Earlier this summer, you provided sage advice for me, an aging racer seeking to "hold his own" on a cross-state ride held in late July. I carefully followed your plan and, modesty aside, I think I did alright vis-à-vis my younger companions. So valid were your suggestions that my success spilled onto my late-season race venues, culminating [sound of my own trumpet] in a solo victory in my state's criterium championship.

Unfortunately, you've opened Pandora's Box for me, and the pressure is building for next season. I've just completed an end-of-season wind down, and am preparing my winter and early spring schedule of weights, riding, and cyclo-cross, all of which have potential 'rehydration' components. Do you have any tips for me? [Please note: I do suffer, from time to time, temporary vision issues and wobbly knees. What am I doing wrong? Was I over-training, or not working hard enough?]

Grandpa Kim

Kelby Bethards replies:

You pose a question valid to all cyclists: maintenance of fitness through the winter. It is a problem for those of us that live in areas that have seasons…..

However, beer fitness poses a new challenge. It is entirely possibly to become too beer fit in the winter. Yes, I know, this seems impossible. But, just as extreme, cycling fitness brings a trim, lean and powerful physique. Beer fitness tends to have its own physiologic attributes. Those are somewhat opposite of a racing physique.

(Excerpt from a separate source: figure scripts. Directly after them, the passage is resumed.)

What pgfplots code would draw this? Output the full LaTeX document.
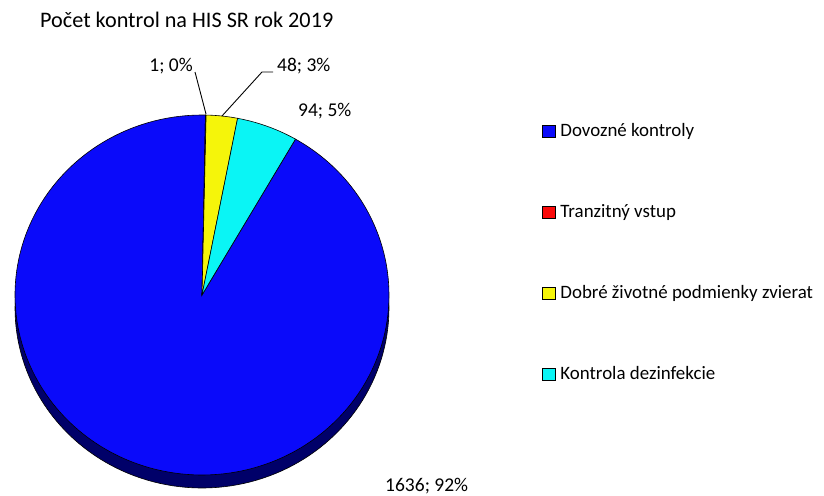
\documentclass[border=0pt]{standalone}
\usepackage{pgfplots}
\usepackage{pgfplotstable}
\usepackage{fontspec}
\setmainfont{Carlito}
\pgfplotsset{compat=1.18}
\definecolor{cblue}{RGB}{10,10,250}
\definecolor{cred}{RGB}{250,10,10}
\definecolor{cyel}{RGB}{245,245,10}
\definecolor{ccyan}{RGB}{10,245,245}
\definecolor{cside}{RGB}{0,0,105}

\pgfplotstableread{
label value
Dovozne 1636
Tranzit 1
Dobre 48
Kontrola 94
}\piedata

\pgfplotstablegetelem{0}{value}\of\piedata \let\va\pgfplotsretval
\pgfplotstablegetelem{1}{value}\of\piedata \let\vb\pgfplotsretval
\pgfplotstablegetelem{2}{value}\of\piedata \let\vc\pgfplotsretval
\pgfplotstablegetelem{3}{value}\of\piedata \let\vd\pgfplotsretval
\pgfmathsetmacro{\tot}{\va+\vb+\vc+\vd}
\pgfmathsetmacro{\aA}{30}
\pgfmathsetmacro{\aB}{\aA+(\va/\tot)*360}
\pgfmathsetmacro{\aC}{\aB+(\vb/\tot)*360}
\pgfmathsetmacro{\aD}{\aC+(\vc/\tot)*360}
\pgfmathsetmacro{\aE}{\aD+(\vd/\tot)*360}

\def\cx{202}
\def\cy{295}
\def\rx{187}
\def\ry{180}

\begin{document}
\fontsize{19.5}{23}\selectfont
\begin{tikzpicture}
\begin{axis}[
  scale only axis, width=824pt, height=495pt,
  xmin=0, xmax=824, ymin=0, ymax=495, y dir=reverse,
  hide axis, clip=false,
  legend style={at={(axis cs:542,121)}, anchor=north west, draw=none, fill=none,
    font=\fontsize{18.9}{22}\selectfont, row sep=61pt, inner sep=0pt,
    cells={anchor=west}},
  legend image code/.code={\draw[#1, draw=black, line width=0.9pt] (0pt,-6pt) rectangle (13pt,6pt); \path (15.5pt,0pt);},
]
% page frame (invisible)
\addplot[forget plot, draw=none] coordinates {(0,0) (824,495)};
% side of the pie
\addplot[forget plot, domain=0:360, samples=180, fill=cside, draw=black, line width=0.6pt]
  ({\cx+\rx*sin(x)}, {\cy+13-\ry*cos(x)}) -- cycle;
% slices
\addplot[domain=\aA:\aB, samples=200, fill=cblue, draw=black, line width=0.6pt]
  ({\cx+\rx*sin(x)}, {\cy-\ry*cos(x)}) -- (axis cs:\cx,\cy) -- cycle;
\addlegendentry{Dovozné kontroly}
\addplot[domain=\aB:\aC, samples=3, fill=cred, draw=black, line width=0.6pt]
  ({\cx+\rx*sin(x)}, {\cy-\ry*cos(x)}) -- (axis cs:\cx,\cy) -- cycle;
\addlegendentry{Tranzitný vstup}
\addplot[domain=\aC:\aD, samples=20, fill=cyel, draw=black, line width=0.6pt]
  ({\cx+\rx*sin(x)}, {\cy-\ry*cos(x)}) -- (axis cs:\cx,\cy) -- cycle;
\addlegendentry{Dobré životné podmienky zvierat}
\addplot[domain=\aD:\aE, samples=30, fill=ccyan, draw=black, line width=0.6pt]
  ({\cx+\rx*sin(x)}, {\cy-\ry*cos(x)}) -- (axis cs:\cx,\cy) -- cycle;
\addlegendentry{Kontrola dezinfekcie}
% leader lines
\addplot[forget plot, black, line width=0.9pt] coordinates {(195,72) (206,114)};
\addplot[forget plot, black, line width=0.9pt] coordinates {(222,116) (262,72) (273,72)};
% labels
\node[anchor=west, inner sep=0pt] at (axis cs:40,20) {\fontsize{22.2}{26}\selectfont Počet kontrol na HIS SR rok 2019};
\node[anchor=east, inner sep=0pt] at (axis cs:193,66) {1; 0\%};
\node[anchor=west, inner sep=0pt] at (axis cs:277,66) {48; 3\%};
\node[anchor=west, inner sep=0pt] at (axis cs:298,111) {94; 5\%};
\node[anchor=west, inner sep=0pt] at (axis cs:385,486) {1636; 92\%};
\end{axis}
\end{tikzpicture}
\end{document}
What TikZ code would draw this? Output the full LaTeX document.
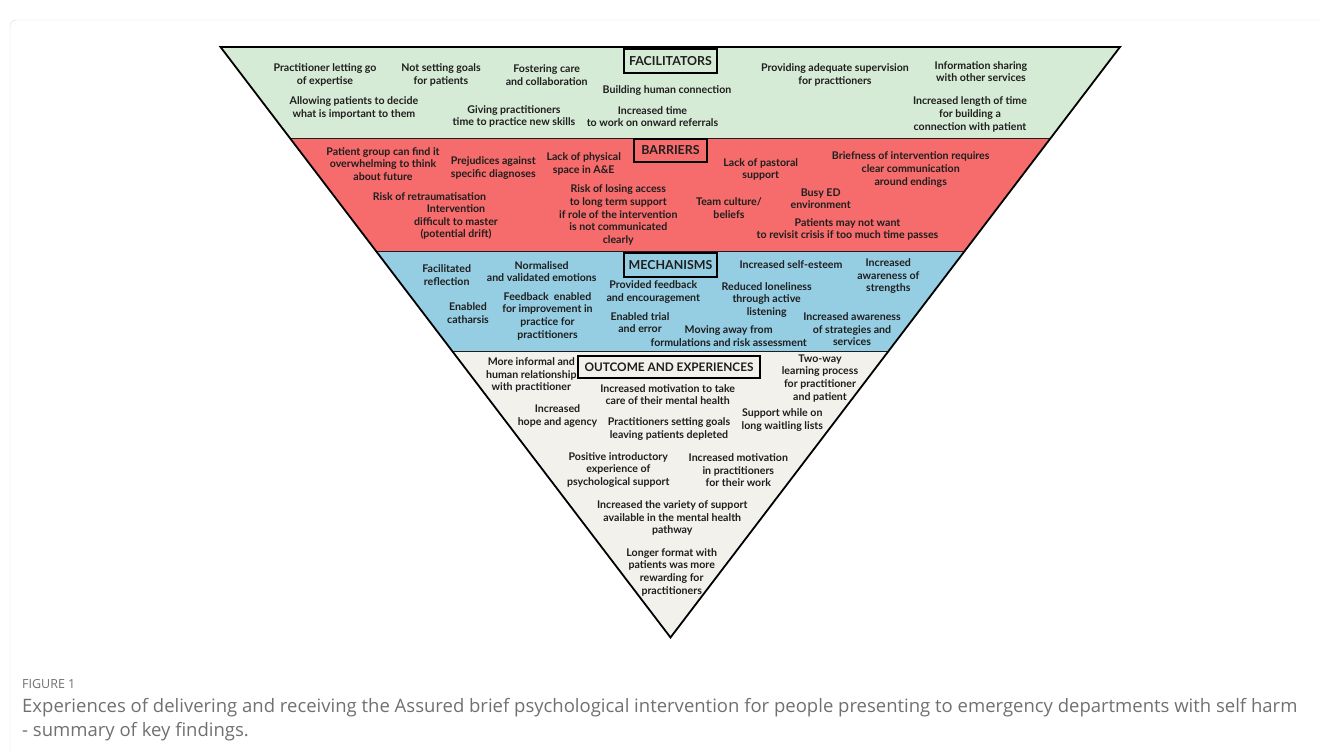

Strong drinkers will grow larger abdominal regions. Sometimes the courage center of the brain becomes hyper-developed. And, if the beerclist isn't coordinated enough, he/she may end up with an enlarged bicep muscle on the favored side. A beercep, of sorts.

"So what", you beer affectionados may say. Well, the big beer belly muscle may impede pedaling and cause you to ride bow legged. I know you can use the belly to 'bounce' your legs off of, but this will only work a while before it causes you to puke on your shoes. The overdeveloped courage may make you attempt things that you cannot do, such as wheelies (as I attempted to get Lance Armstrong to do on the said "tour", which he was not brave enough to attempt - not enough beer I guess). And, if you have an enlarged beercep muscle, you may find yourself sprinting in circles next spring. That'd be a bummer in a final sprint.

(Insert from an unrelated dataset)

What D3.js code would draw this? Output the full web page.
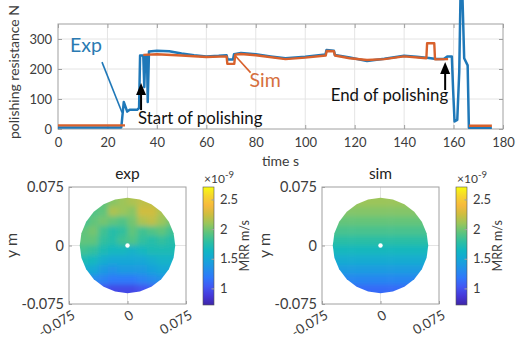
<!DOCTYPE html>
<html>
<head>
<meta charset="utf-8">
<script src="https://cdn.jsdelivr.net/npm/d3@7"></script>
<style>
  body { margin: 0; background: #fff; }
  svg { display: block; font-family: Lato, "Open Sans", sans-serif; }
</style>
</head>
<body>
<svg id="chart" width="518" height="340"></svg>
<script>
// polishing resistance trace, time in s, force in N (null = no data)
const expTime  = [0, 25.6, 26.6, 28, 29, 32, 32.8, 33.2, 34.5, 34.9, 35.3, 36.0, 36.3, 36.8, 40, 45, 50, 55, 60, 65, 68.2, 68.6, 70.8, 71.2, 74, 80, 86, 92, 100, 108.2, 108.6, 111.6, 112, 118, 125, 132, 140, 145, 150, 153, 156, 157.6, 159.3, 159.8, 160.4, 161.5, 162.3, 162.8, 163.6, 164.3, 165.7, 166.2, 175.5];
const expForce = [5, 5, 90, 58, 64, 64, 70, 245, 245, 140, 245, 245, 90, 258, 261, 259, 252, 246, 242, 244, 246, 232, 232, 249, 253, 249, 242, 236, 241, 248, 263, 261, 247, 238, 227, 234, 244, 241, 237, 233, 233, 242, 242, 135, 25, 30, 190, 440, 440, 236, 212, 4, 4];
const simTime  = [0, 27.1, 30, 34.5, 40, 50, 60, 68.2, 68.5, 71.3, 71.7, 74, 80, 92, 100, 108.3, 108.7, 111.6, 112, 118, 125, 132, 140, 149, 149.3, 152.2, 152.5, 157.8, 162, 166.2, 175.5];
const simForce = [12, 12, null, 247, 249, 245, 240, 242, 217, 217, 248, 250, 246, 233, 238, 245, 260, 259, 245, 236, 230, 233, 242, 236, 286, 286, 232, 233, null, 11, 11];
const timeTicks = [0, 20, 40, 60, 80, 100, 120, 140, 160, 180];
const forceTicks = [0, 100, 200, 300];

// MRR maps, x1e-9 m/s, 10x10 cells of 0.0125 m, rows top -> bottom
const expMap = [
  [1.85, 1.90, 1.95, 2.05, 2.10, 2.15, 2.20, 2.20, 2.15, 2.10],
  [1.80, 1.90, 1.95, 2.15, 2.10, 2.05, 2.25, 2.25, 2.15, 2.05],
  [1.85, 1.95, 2.00, 1.95, 1.90, 2.00, 2.15, 2.20, 2.10, 2.00],
  [1.95, 2.00, 1.85, 1.75, 1.80, 1.95, 1.85, 1.90, 1.95, 1.85],
  [1.95, 1.95, 1.80, 1.75, 1.85, 1.90, 1.80, 1.75, 1.80, 1.75],
  [1.85, 1.80, 1.70, 1.65, 1.65, 1.60, 1.65, 1.70, 1.70, 1.70],
  [1.70, 1.65, 1.55, 1.50, 1.50, 1.50, 1.50, 1.55, 1.60, 1.60],
  [1.55, 1.50, 1.40, 1.35, 1.40, 1.40, 1.40, 1.45, 1.50, 1.50],
  [1.30, 1.30, 1.25, 1.20, 1.20, 1.20, 1.25, 1.30, 1.35, 1.35],
  [1.05, 1.05, 1.00, 0.95, 0.95, 0.95, 1.00, 1.05, 1.10, 1.10]
];
const simRows = [2.10, 2.04, 1.96, 1.87, 1.77, 1.66, 1.54, 1.41, 1.27, 1.12];
const mapTicks = [-0.075, 0, 0.075];
const mapTickLabels = ['-0.075', '0', '0.075'];
const cbTicks = [1, 1.5, 2, 2.5];
const cbLimits = [0.72, 2.71];
const parula = ['#3e26a8', '#4538d9', '#4257f3', '#2f77fb', '#2290e9', '#15a6d7', '#11b6c2',
                '#2fbfa0', '#5fc47c', '#9bc55a', '#cfbd3f', '#f7ba3c', '#f6d52e', '#f9fb0e'];

const blue = '#1f78b8', orange = '#d8612c', axisGrey = '#a0a0a0', textGrey = '#3c3c3c';
const svg = d3.select('#chart');

// ---------- top panel ----------
const x = d3.scaleLinear().domain([0, 180]).range([58, 503]);
const y = d3.scaleLinear().domain([0, 350]).range([129, 24]);

const gTop = svg.append('g');
gTop.append('g').selectAll('line').data(timeTicks.slice(1, -1)).join('line')
  .attr('x1', d => x(d)).attr('x2', d => x(d))
  .attr('y1', y(0)).attr('y2', y(350))
  .attr('stroke', '#e4e4e4');
gTop.append('g').selectAll('line').data(forceTicks.slice(1)).join('line')
  .attr('x1', x(0)).attr('x2', x(180))
  .attr('y1', d => y(d)).attr('y2', d => y(d))
  .attr('stroke', '#e4e4e4');

function styleAxis(g) {
  g.select('.domain').remove();
  g.selectAll('line').attr('stroke', axisGrey);
  g.selectAll('text').attr('fill', textGrey).style('font-size', '13px').style('font-family', 'Lato');
}
gTop.append('g').attr('transform', `translate(0,${y(0)})`)
  .call(d3.axisBottom(x).tickValues(timeTicks).tickSizeInner(-4).tickSizeOuter(0).tickPadding(9))
  .call(styleAxis);
gTop.append('g').attr('transform', `translate(${x(0)},0)`)
  .call(d3.axisLeft(y).tickValues(forceTicks).tickSizeInner(-4).tickSizeOuter(0).tickPadding(6))
  .call(styleAxis);
gTop.append('g').attr('transform', `translate(${x(180)},0)`)
  .call(d3.axisRight(y).tickValues(forceTicks).tickSizeInner(-4).tickSizeOuter(0).tickFormat(''))
  .call(styleAxis);
gTop.append('g').attr('transform', `translate(0,${y(350)})`)
  .call(d3.axisTop(x).tickValues(timeTicks).tickSizeInner(-4).tickSizeOuter(0).tickFormat(''))
  .call(styleAxis);
gTop.append('rect')
  .attr('x', x(0)).attr('y', y(350))
  .attr('width', x(180) - x(0)).attr('height', y(0) - y(350))
  .attr('fill', 'none').attr('stroke', axisGrey);

gTop.append('text').attr('transform', `translate(19,72) rotate(-90)`)
  .attr('text-anchor', 'middle').attr('fill', textGrey).style('font-size', '14px')
  .text('polishing resistance N');
gTop.append('text').attr('x', x(90)).attr('y', 166)
  .attr('text-anchor', 'middle').attr('fill', textGrey).style('font-size', '14px')
  .text('time s');

const line = d3.line().defined(d => d[1] != null).x(d => x(d[0])).y(d => y(d[1]));
gTop.append('path').datum(expTime.map((t, i) => [t, expForce[i]]))
  .attr('d', line).attr('fill', 'none').attr('stroke', blue)
  .attr('stroke-width', 2.5).attr('stroke-linejoin', 'round');
gTop.append('path').datum(simTime.map((t, i) => [t, simForce[i]]))
  .attr('d', line).attr('fill', 'none').attr('stroke', orange)
  .attr('stroke-width', 2.4).attr('stroke-linejoin', 'round');

// labels and pointers
gTop.append('line').attr('x1', x(17.8)).attr('y1', y(223)).attr('x2', x(25.9)).attr('y2', y(55))
  .attr('stroke', blue).attr('stroke-width', 1.6);
gTop.append('text').attr('x', x(4.9)).attr('y', y(257)).attr('fill', '#2a7ab2')
  .style('font-size', '19.5px').text('Exp');
gTop.append('line').attr('x1', x(77.9)).attr('y1', y(188)).attr('x2', x(71.6)).attr('y2', y(245))
  .attr('stroke', orange).attr('stroke-width', 1.6);
gTop.append('text').attr('x', x(77.5)).attr('y', y(140)).attr('fill', '#d66f3e')
  .style('font-size', '19.5px').text('Sim');

function arrow(t, from, to) {
  const ax = x(t), tip = y(to);
  gTop.append('line').attr('x1', ax).attr('x2', ax).attr('y1', y(from)).attr('y2', tip + 10)
    .attr('stroke', '#000').attr('stroke-width', 2);
  gTop.append('path').attr('d', `M${ax},${tip}L${ax - 5},${tip + 12}L${ax + 5},${tip + 12}Z`)
    .attr('fill', '#000');
}
arrow(33.6, 63, 153);
arrow(156.6, 130, 223);
gTop.append('text').attr('x', x(32.4)).attr('y', y(17)).attr('fill', '#111')
  .style('font-size', '16.8px').text('Start of polishing');
gTop.append('text').attr('x', x(157.8)).attr('y', y(93)).attr('text-anchor', 'end').attr('fill', '#111')
  .style('font-size', '16.8px').text('End of polishing');

// ---------- bottom maps ----------
const color = d3.scaleLinear()
  .domain(parula.map((c, i) => cbLimits[0] + i * (cbLimits[1] - cbLimits[0]) / (parula.length - 1)))
  .range(parula).interpolate(d3.interpolateRgb);

const defs = svg.append('defs');
defs.append('filter').attr('id', 'soft').attr('x', '-5%').attr('y', '-5%').attr('width', '110%').attr('height', '110%')
  .append('feGaussianBlur').attr('stdDeviation', 2.6);
const grad = defs.append('linearGradient').attr('id', 'cbgrad').attr('x1', 0).attr('y1', 1).attr('x2', 0).attr('y2', 0);
grad.selectAll('stop').data(parula).join('stop')
  .attr('offset', (d, i) => i / (parula.length - 1)).attr('stop-color', d => d);

function drawMap(left, title, values, id) {
  const size = 117;
  const xs = d3.scaleLinear().domain([-0.075, 0.075]).range([left, left + size]);
  const ys = d3.scaleLinear().domain([-0.075, 0.075]).range([304, 304 - size]);
  const g = svg.append('g');

  g.append('line').attr('x1', xs(0)).attr('x2', xs(0)).attr('y1', ys(-0.075)).attr('y2', ys(0.075)).attr('stroke', '#e4e4e4');
  g.append('line').attr('y1', ys(0)).attr('y2', ys(0)).attr('x1', xs(-0.075)).attr('x2', xs(0.075)).attr('stroke', '#e4e4e4');

  const ring = d3.range(24).map(k => {
    const a = 2 * Math.PI * k / 24;
    return [xs(0.0612 * Math.cos(a)), ys(0.0612 * Math.sin(a))];
  });
  defs.append('clipPath').attr('id', id).append('path').attr('d', 'M' + ring.join('L') + 'Z');

  const cells = [];
  values.forEach((row, r) => row.forEach((v, c) => cells.push({r, c, v})));
  const edge = i => -0.0625 + i * 0.0125;
  const lo = i => i === 0 ? -0.075 : edge(i);
  const hi = i => i === 9 ? 0.075 : edge(i + 1);
  g.append('g').attr('clip-path', `url(#${id})`).append('g').attr('filter', 'url(#soft)')
    .selectAll('rect').data(cells).join('rect')
    .attr('x', d => xs(lo(d.c))).attr('width', d => xs(hi(d.c)) - xs(lo(d.c)) + 0.5)
    .attr('y', d => ys(hi(9 - d.r))).attr('height', d => ys(lo(9 - d.r)) - ys(hi(9 - d.r)) + 0.5)
    .attr('fill', d => color(d.v));
  g.append('circle').attr('cx', xs(0)).attr('cy', ys(0)).attr('r', 2.2).attr('fill', '#fff');

  g.append('g').attr('transform', `translate(0,${ys(-0.075)})`)
    .call(d3.axisBottom(xs).tickValues(mapTicks).tickSizeInner(-3).tickSizeOuter(0).tickFormat(''))
    .call(styleAxis);
  g.append('g').attr('transform', `translate(${xs(-0.075)},0)`)
    .call(d3.axisLeft(ys).tickValues(mapTicks).tickSizeInner(-3).tickSizeOuter(0).tickFormat(''))
    .call(styleAxis);
  g.append('rect').attr('x', xs(-0.075)).attr('y', ys(0.075)).attr('width', size).attr('height', size)
    .attr('fill', 'none').attr('stroke', axisGrey);

  g.selectAll('.ylab').data(mapTicks).join('text').attr('class', 'ylab')
    .attr('x', xs(-0.075) - 5).attr('y', d => ys(d)).attr('dy', '0.35em')
    .attr('text-anchor', 'end').attr('fill', textGrey).style('font-size', '14.5px')
    .text((d, i) => mapTickLabels[i]);
  g.selectAll('.xlab').data(mapTicks).join('text').attr('class', 'xlab')
    .attr('transform', d => `translate(${xs(d) + 5},${ys(-0.075) + 10}) rotate(-30)`)
    .attr('dy', '0.32em').attr('text-anchor', 'end').attr('fill', textGrey).style('font-size', '13.5px')
    .text((d, i) => mapTickLabels[i]);
  g.append('text').attr('transform', `translate(${xs(-0.075) - 52},${ys(0)}) rotate(-90)`)
    .attr('text-anchor', 'middle').attr('fill', textGrey).style('font-size', '16px').text('y m');
  g.append('text').attr('x', xs(0)).attr('y', ys(0.075) - 8).attr('text-anchor', 'middle')
    .attr('fill', '#222').style('font-size', '15.5px').text(title);

  // colorbar
  const cb = d3.scaleLinear().domain(cbLimits).range([305, 187]);
  const cbx = left + 134, cbw = 11;
  g.append('rect').attr('x', cbx).attr('y', cb(cbLimits[1])).attr('width', cbw)
    .attr('height', cb(cbLimits[0]) - cb(cbLimits[1]))
    .attr('fill', 'url(#cbgrad)').attr('stroke', '#555').attr('stroke-width', 0.6);
  g.append('g').attr('transform', `translate(${cbx + cbw},0)`)
    .call(d3.axisRight(cb).tickValues(cbTicks).tickFormat(d3.format('~g'))
      .tickSizeInner(-2.5).tickSizeOuter(0).tickPadding(6))
    .call(styleAxis);
  const exp10 = g.append('text').attr('x', cbx + 1).attr('y', 183).attr('fill', textGrey).style('font-size', '12px');
  exp10.append('tspan').text('\u00d710');
  exp10.append('tspan').attr('dy', -5).style('font-size', '9.5px').text('-9');
  g.append('text').attr('transform', `translate(${cbx + cbw + 35},${cb(1.72)}) rotate(-90)`)
    .attr('text-anchor', 'middle').attr('fill', textGrey).style('font-size', '12.5px').text('MRR m/s');
}

drawMap(69, 'exp', expMap, 'clipExp');
drawMap(322, 'sim', simRows.map(v => d3.range(10).map(() => v)), 'clipSim');
</script>
</body>
</html>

Thusly, a cyclist must keep a balance. Yin and yang or whatever the hell it is. You must keep your lean, mean physique, yet enjoy beer season. After all, that's what winter if for. A few simple tips may help:

First of all, avoid the urge to do beer intervals in the winter. That isn't necessary. Just keep your fitness, keep your base beer miles and enjoy it. You don't want to overtrain.

B) Drink with both hands. At the same time if you wish… This will keep you from sprinting in circles and looking ridiculous.

3) Ride your bike to the bar or to the beer. Even in the winter. This allows you to 'earn' the beer. Even in the snow and so on. It also keeps the urge to do beer intervals, and beer sprints to a minimum, since you need to be sober enough to get home safely.

7) You mentioned opening Pandora's Box. Open that baby up, fill it with beer and hop in. I have a Mr T. rubber ducky you can borrow. I pity the fool.

Kelby Bethards, MD (Ft Collins orphan)

P.S. Yes Kim, you did very well on the said "tour" and held your own. Wobbly knees, eh? Low beer to blood ratio, I reckon.